Strategic collaborations with tertiary institutions and skills development bodies represent another dimension of institutionalisation. By embedding tahfiz education within universities and technical colleges, the National Tahfiz Council seeks to overcome traditional institutional separation between religious and secular learning spheres. This integration acknowledges that sustainable educational systems require infrastructure, research capacity, and academic credibility that independent madrasahs frequently lack. Universities bring accreditation mechanisms, degree-granting authority, and professional networks; incorporating tahfiz into their structures legitimises the field within conventional knowledge hierarchies.
The memorandum of understanding exchanged between Yayasan Pahang, the Community Development Department (KEMAS), and Majlis Amanah Rakyat (MARA) during the gathering formalised collaborations intended to expand skills development opportunities for huffaz. This tripartite arrangement demonstrates how government agencies are repositioning tahfiz as a development priority meriting coordination across multiple ministerial portfolios. KEMAS, traditionally focused on community welfare, and MARA, oriented toward indigenous economic empowerment, both bring distinct institutional resources and constituent networks. Their involvement signals that tahfiz development is being integrated into broader narratives around social mobility, economic opportunity, and community transformation rather than treated as a niche religious concern.
For Malaysian policymakers, the National Tahfiz Council initiative reflects pragmatic engagement with demographic realities and evolving social expectations. Hundreds of thousands of Malaysians pursue tahfiz education annually; formalising this sector rather than ignoring it represents rational governance. The effort also positions Malaysia as a leader within Muslim-majority Asia in reconciling religious education with contemporary professional standards—a model potentially influential in Indonesia, Brunei, and beyond. Success would demonstrate that Islamic pedagogical traditions can coexist productively with credential-based economies and secular institutions.

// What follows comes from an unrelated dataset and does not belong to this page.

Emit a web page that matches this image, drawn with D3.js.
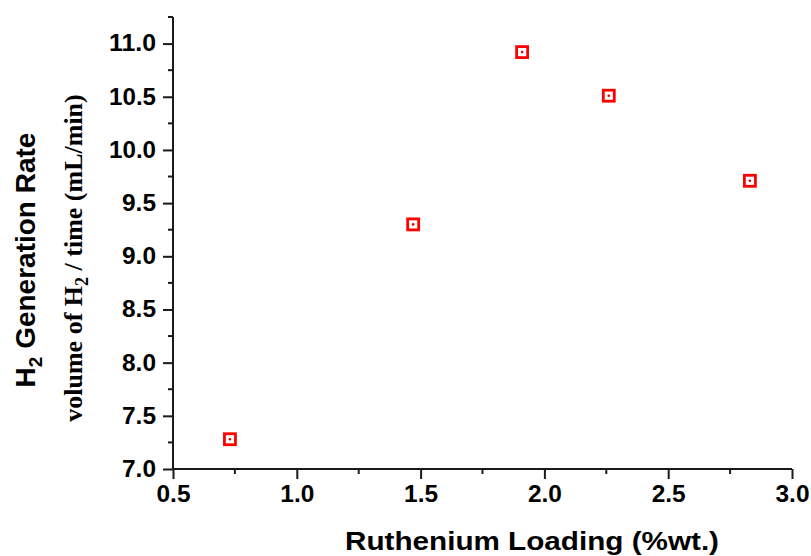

However, sustaining momentum requires coordinated effort across educational ministries, funding bodies, employers, and tahfiz institutions themselves. Bureaucratic implementation frequently lags policy ambition; ensuring that universities genuinely accommodate tahfiz graduates and employers recognise new credentials demands persistent advocacy. Questions also linger regarding curriculum content—whether tahfiz education will broaden beyond memorisation to encompass exegesis, Islamic jurisprudence, and contemporary Islamic thought. The council's success will ultimately hinge on whether it produces graduates who possess both religious knowledge and professional competitiveness, thereby validating tahfiz as investment in human capital rather than spiritual endeavour alone.
The establishment of the National Tahfiz Council marks a watershed moment in Malaysian educational governance, transforming how the state conceptualises and supports Islamic learning traditions. By formalising pathways, standardising credentials, and integrating tahfiz into mainstream institutions, the government is acknowledging an educational reality long invisible in official statistics. Whether this institutional recognition translates into tangible opportunities for huffaz remains to be seen, but the framework now exists for meaningful transformation.